La voix que nous portons en France et dans le monde est motrice de changements majeurs :

  • En 2012, suite à une campagne de plus d’un an, la taxe sur les transactions financières est instaurée en France, permettant d’apporter des fonds supplémentaires pour la solidarité internationale et la lutte contre le changement climatique. Ce sont plus de 500 millions d’euros qui sont ainsi alloués chaque année sur ces enjeux cruciaux.
  • En 2013, les Nations-Unies adoptent un traité contre le commerce des armes, après une campagne de près de 10 ans menée en lien avec nos partenaires en France et dans le monde entier.
  • En 2015, lors de la COP21, la France s’engage à augmenter d’ici 2020 de 2 milliards d’euros ses financements pour lutter contre le changement climatique, et en partie pour financer l’adaptation des pays les plus pauvres, une des demandes fortes d’Oxfam.

L’extrême pauvreté a diminué de moitié ces 15 dernières années.
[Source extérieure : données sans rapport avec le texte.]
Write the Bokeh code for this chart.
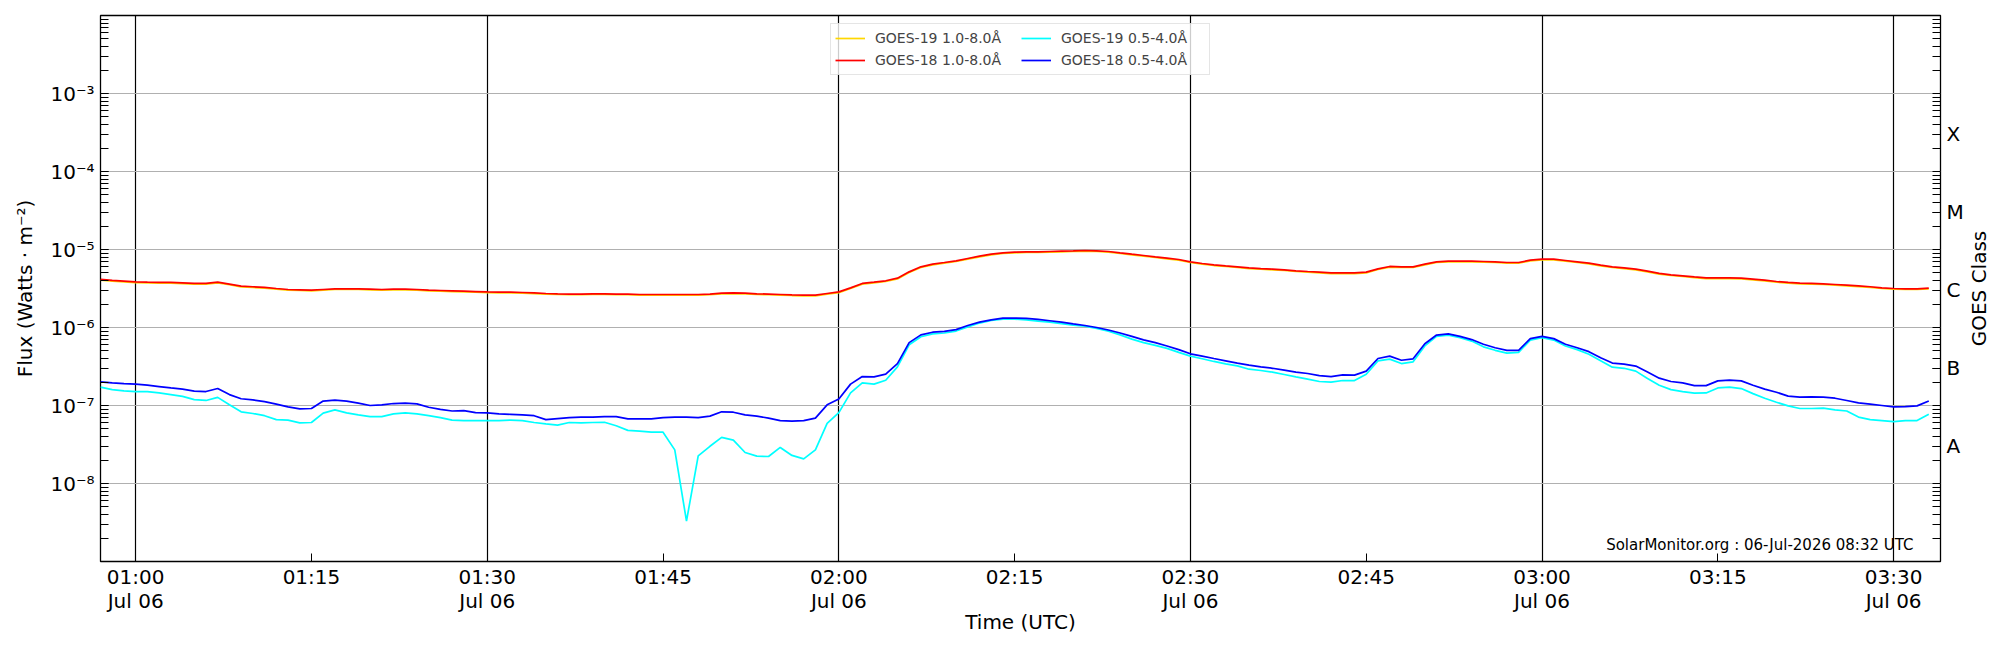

Nous pouvons l’éradiquer d’ici à 2030.

Les nombreux soutiens que nous avons reçus ces derniers jours, qui disent l’importance de continuer notre action, conjuguée à une nécessité renouvelée d’exemplarité de tous nos membres, nous ont aussi beaucoup touché.e.s. Nous espérons conserver la confiance que des milliers de personnes ont placée dans l’action d’Oxfam et de continuer à mobiliser le pouvoir citoyen contre la pauvreté.